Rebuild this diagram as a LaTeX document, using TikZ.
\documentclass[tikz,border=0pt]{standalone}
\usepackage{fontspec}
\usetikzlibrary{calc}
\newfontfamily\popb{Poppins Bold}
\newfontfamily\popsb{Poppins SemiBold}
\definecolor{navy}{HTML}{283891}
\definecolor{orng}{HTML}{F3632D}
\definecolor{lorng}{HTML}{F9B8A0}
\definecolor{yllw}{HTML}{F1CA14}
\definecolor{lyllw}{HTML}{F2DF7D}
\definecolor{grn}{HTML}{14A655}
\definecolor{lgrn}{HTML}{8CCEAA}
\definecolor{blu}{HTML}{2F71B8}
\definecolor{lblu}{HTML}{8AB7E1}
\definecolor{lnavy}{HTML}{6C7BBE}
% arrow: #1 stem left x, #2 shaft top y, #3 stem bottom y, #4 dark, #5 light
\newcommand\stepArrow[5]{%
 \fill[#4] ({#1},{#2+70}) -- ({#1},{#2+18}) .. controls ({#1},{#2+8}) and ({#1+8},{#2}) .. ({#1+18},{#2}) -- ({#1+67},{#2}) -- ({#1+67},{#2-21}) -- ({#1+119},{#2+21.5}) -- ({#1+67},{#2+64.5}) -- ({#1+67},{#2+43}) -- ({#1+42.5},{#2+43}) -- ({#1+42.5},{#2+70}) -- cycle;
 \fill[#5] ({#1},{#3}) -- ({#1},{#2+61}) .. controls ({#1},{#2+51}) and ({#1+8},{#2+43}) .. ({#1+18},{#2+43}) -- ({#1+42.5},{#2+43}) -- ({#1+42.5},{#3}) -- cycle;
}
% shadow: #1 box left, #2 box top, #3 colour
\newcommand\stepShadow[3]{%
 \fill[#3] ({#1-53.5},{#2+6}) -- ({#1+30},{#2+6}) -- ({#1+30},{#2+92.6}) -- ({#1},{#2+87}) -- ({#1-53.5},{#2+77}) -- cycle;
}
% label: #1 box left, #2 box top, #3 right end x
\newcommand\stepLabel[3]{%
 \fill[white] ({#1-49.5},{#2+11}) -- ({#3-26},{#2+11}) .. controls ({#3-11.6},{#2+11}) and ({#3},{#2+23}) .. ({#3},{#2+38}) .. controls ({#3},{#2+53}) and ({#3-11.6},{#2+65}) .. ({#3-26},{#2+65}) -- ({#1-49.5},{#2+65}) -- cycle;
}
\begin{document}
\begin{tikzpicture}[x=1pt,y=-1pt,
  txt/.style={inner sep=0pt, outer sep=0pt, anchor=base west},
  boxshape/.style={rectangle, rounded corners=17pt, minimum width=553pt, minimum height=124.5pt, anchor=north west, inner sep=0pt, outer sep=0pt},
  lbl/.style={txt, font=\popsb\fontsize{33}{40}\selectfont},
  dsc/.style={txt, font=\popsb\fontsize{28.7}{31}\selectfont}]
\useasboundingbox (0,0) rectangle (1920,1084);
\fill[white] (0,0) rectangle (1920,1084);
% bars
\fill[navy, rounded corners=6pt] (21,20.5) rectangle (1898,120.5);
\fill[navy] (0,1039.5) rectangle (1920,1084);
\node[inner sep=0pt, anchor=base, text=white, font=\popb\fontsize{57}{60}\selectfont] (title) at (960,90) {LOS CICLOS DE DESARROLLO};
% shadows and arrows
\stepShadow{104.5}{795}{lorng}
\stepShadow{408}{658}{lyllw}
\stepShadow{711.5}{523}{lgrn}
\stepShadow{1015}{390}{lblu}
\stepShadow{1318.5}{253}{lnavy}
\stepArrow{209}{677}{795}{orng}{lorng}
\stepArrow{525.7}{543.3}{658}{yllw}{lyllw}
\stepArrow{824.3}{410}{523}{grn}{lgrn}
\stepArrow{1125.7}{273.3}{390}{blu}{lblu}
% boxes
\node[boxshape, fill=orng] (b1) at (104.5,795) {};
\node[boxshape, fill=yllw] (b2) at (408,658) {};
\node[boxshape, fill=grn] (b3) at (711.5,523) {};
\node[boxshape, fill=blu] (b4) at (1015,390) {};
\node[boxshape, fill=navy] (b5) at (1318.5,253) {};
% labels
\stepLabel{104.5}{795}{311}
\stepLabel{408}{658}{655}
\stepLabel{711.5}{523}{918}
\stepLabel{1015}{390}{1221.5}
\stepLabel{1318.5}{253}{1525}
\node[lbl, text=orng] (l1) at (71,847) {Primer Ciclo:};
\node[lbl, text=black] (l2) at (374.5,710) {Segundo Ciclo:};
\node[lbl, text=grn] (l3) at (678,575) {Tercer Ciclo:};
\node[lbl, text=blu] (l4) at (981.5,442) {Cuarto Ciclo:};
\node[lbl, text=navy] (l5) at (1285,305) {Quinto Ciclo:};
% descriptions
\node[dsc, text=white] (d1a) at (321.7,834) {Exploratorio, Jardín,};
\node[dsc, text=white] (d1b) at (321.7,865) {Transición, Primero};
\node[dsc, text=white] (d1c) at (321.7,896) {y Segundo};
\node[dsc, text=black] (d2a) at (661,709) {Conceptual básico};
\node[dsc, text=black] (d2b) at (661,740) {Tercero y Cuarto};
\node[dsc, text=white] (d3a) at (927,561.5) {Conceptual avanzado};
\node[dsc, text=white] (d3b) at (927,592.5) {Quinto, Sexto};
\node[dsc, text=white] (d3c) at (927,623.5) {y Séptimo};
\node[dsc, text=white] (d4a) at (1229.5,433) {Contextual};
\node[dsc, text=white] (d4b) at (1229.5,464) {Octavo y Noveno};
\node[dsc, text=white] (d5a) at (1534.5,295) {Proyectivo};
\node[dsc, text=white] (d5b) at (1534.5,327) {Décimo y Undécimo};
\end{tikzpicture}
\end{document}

#### Short problem
Your task is to reproduce the whole listing exactly.

#### Completed exercise
Rebuild this diagram as a LaTeX document, using TikZ.
\documentclass[tikz,border=0pt]{standalone}
\usepackage{fontspec}
\usetikzlibrary{calc}
\newfontfamily\popb{Poppins Bold}
\newfontfamily\popsb{Poppins SemiBold}
\definecolor{navy}{HTML}{283891}
\definecolor{orng}{HTML}{F3632D}
\definecolor{lorng}{HTML}{F9B8A0}
\definecolor{yllw}{HTML}{F1CA14}
\definecolor{lyllw}{HTML}{F2DF7D}
\definecolor{grn}{HTML}{14A655}
\definecolor{lgrn}{HTML}{8CCEAA}
\definecolor{blu}{HTML}{2F71B8}
\definecolor{lblu}{HTML}{8AB7E1}
\definecolor{lnavy}{HTML}{6C7BBE}
% arrow: #1 stem left x, #2 shaft top y, #3 stem bottom y, #4 dark, #5 light
\newcommand\stepArrow[5]{%
 \fill[#4] ({#1},{#2+70}) -- ({#1},{#2+18}) .. controls ({#1},{#2+8}) and ({#1+8},{#2}) .. ({#1+18},{#2}) -- ({#1+67},{#2}) -- ({#1+67},{#2-21}) -- ({#1+119},{#2+21.5}) -- ({#1+67},{#2+64.5}) -- ({#1+67},{#2+43}) -- ({#1+42.5},{#2+43}) -- ({#1+42.5},{#2+70}) -- cycle;
 \fill[#5] ({#1},{#3}) -- ({#1},{#2+61}) .. controls ({#1},{#2+51}) and ({#1+8},{#2+43}) .. ({#1+18},{#2+43}) -- ({#1+42.5},{#2+43}) -- ({#1+42.5},{#3}) -- cycle;
}
% shadow: #1 box left, #2 box top, #3 colour
\newcommand\stepShadow[3]{%
 \fill[#3] ({#1-53.5},{#2+6}) -- ({#1+30},{#2+6}) -- ({#1+30},{#2+92.6}) -- ({#1},{#2+87}) -- ({#1-53.5},{#2+77}) -- cycle;
}
% label: #1 box left, #2 box top, #3 right end x
\newcommand\stepLabel[3]{%
 \fill[white] ({#1-49.5},{#2+11}) -- ({#3-26},{#2+11}) .. controls ({#3-11.6},{#2+11}) and ({#3},{#2+23}) .. ({#3},{#2+38}) .. controls ({#3},{#2+53}) and ({#3-11.6},{#2+65}) .. ({#3-26},{#2+65}) -- ({#1-49.5},{#2+65}) -- cycle;
}
\begin{document}
\begin{tikzpicture}[x=1pt,y=-1pt,
  txt/.style={inner sep=0pt, outer sep=0pt, anchor=base west},
  boxshape/.style={rectangle, rounded corners=17pt, minimum width=553pt, minimum height=124.5pt, anchor=north west, inner sep=0pt, outer sep=0pt},
  lbl/.style={txt, font=\popsb\fontsize{33}{40}\selectfont},
  dsc/.style={txt, font=\popsb\fontsize{28.7}{31}\selectfont}]
\useasboundingbox (0,0) rectangle (1920,1084);
\fill[white] (0,0) rectangle (1920,1084);
% bars
\fill[navy, rounded corners=6pt] (21,20.5) rectangle (1898,120.5);
\fill[navy] (0,1039.5) rectangle (1920,1084);
\node[inner sep=0pt, anchor=base, text=white, font=\popb\fontsize{57}{60}\selectfont] (title) at (960,90) {LOS CICLOS DE DESARROLLO};
% shadows and arrows
\stepShadow{104.5}{795}{lorng}
\stepShadow{408}{658}{lyllw}
\stepShadow{711.5}{523}{lgrn}
\stepShadow{1015}{390}{lblu}
\stepShadow{1318.5}{253}{lnavy}
\stepArrow{209}{677}{795}{orng}{lorng}
\stepArrow{525.7}{543.3}{658}{yllw}{lyllw}
\stepArrow{824.3}{410}{523}{grn}{lgrn}
\stepArrow{1125.7}{273.3}{390}{blu}{lblu}
% boxes
\node[boxshape, fill=orng] (b1) at (104.5,795) {};
\node[boxshape, fill=yllw] (b2) at (408,658) {};
\node[boxshape, fill=grn] (b3) at (711.5,523) {};
\node[boxshape, fill=blu] (b4) at (1015,390) {};
\node[boxshape, fill=navy] (b5) at (1318.5,253) {};
% labels
\stepLabel{104.5}{795}{311}
\stepLabel{408}{658}{655}
\stepLabel{711.5}{523}{918}
\stepLabel{1015}{390}{1221.5}
\stepLabel{1318.5}{253}{1525}
\node[lbl, text=orng] (l1) at (71,847) {Primer Ciclo:};
\node[lbl, text=black] (l2) at (374.5,710) {Segundo Ciclo:};
\node[lbl, text=grn] (l3) at (678,575) {Tercer Ciclo:};
\node[lbl, text=blu] (l4) at (981.5,442) {Cuarto Ciclo:};
\node[lbl, text=navy] (l5) at (1285,305) {Quinto Ciclo:};
% descriptions
\node[dsc, text=white] (d1a) at (321.7,834) {Exploratorio, Jardín,};
\node[dsc, text=white] (d1b) at (321.7,865) {Transición, Primero};
\node[dsc, text=white] (d1c) at (321.7,896) {y Segundo};
\node[dsc, text=black] (d2a) at (661,709) {Conceptual básico};
\node[dsc, text=black] (d2b) at (661,740) {Tercero y Cuarto};
\node[dsc, text=white] (d3a) at (927,561.5) {Conceptual avanzado};
\node[dsc, text=white] (d3b) at (927,592.5) {Quinto, Sexto};
\node[dsc, text=white] (d3c) at (927,623.5) {y Séptimo};
\node[dsc, text=white] (d4a) at (1229.5,433) {Contextual};
\node[dsc, text=white] (d4b) at (1229.5,464) {Octavo y Noveno};
\node[dsc, text=white] (d5a) at (1534.5,295) {Proyectivo};
\node[dsc, text=white] (d5b) at (1534.5,327) {Décimo y Undécimo};
\end{tikzpicture}
\end{document}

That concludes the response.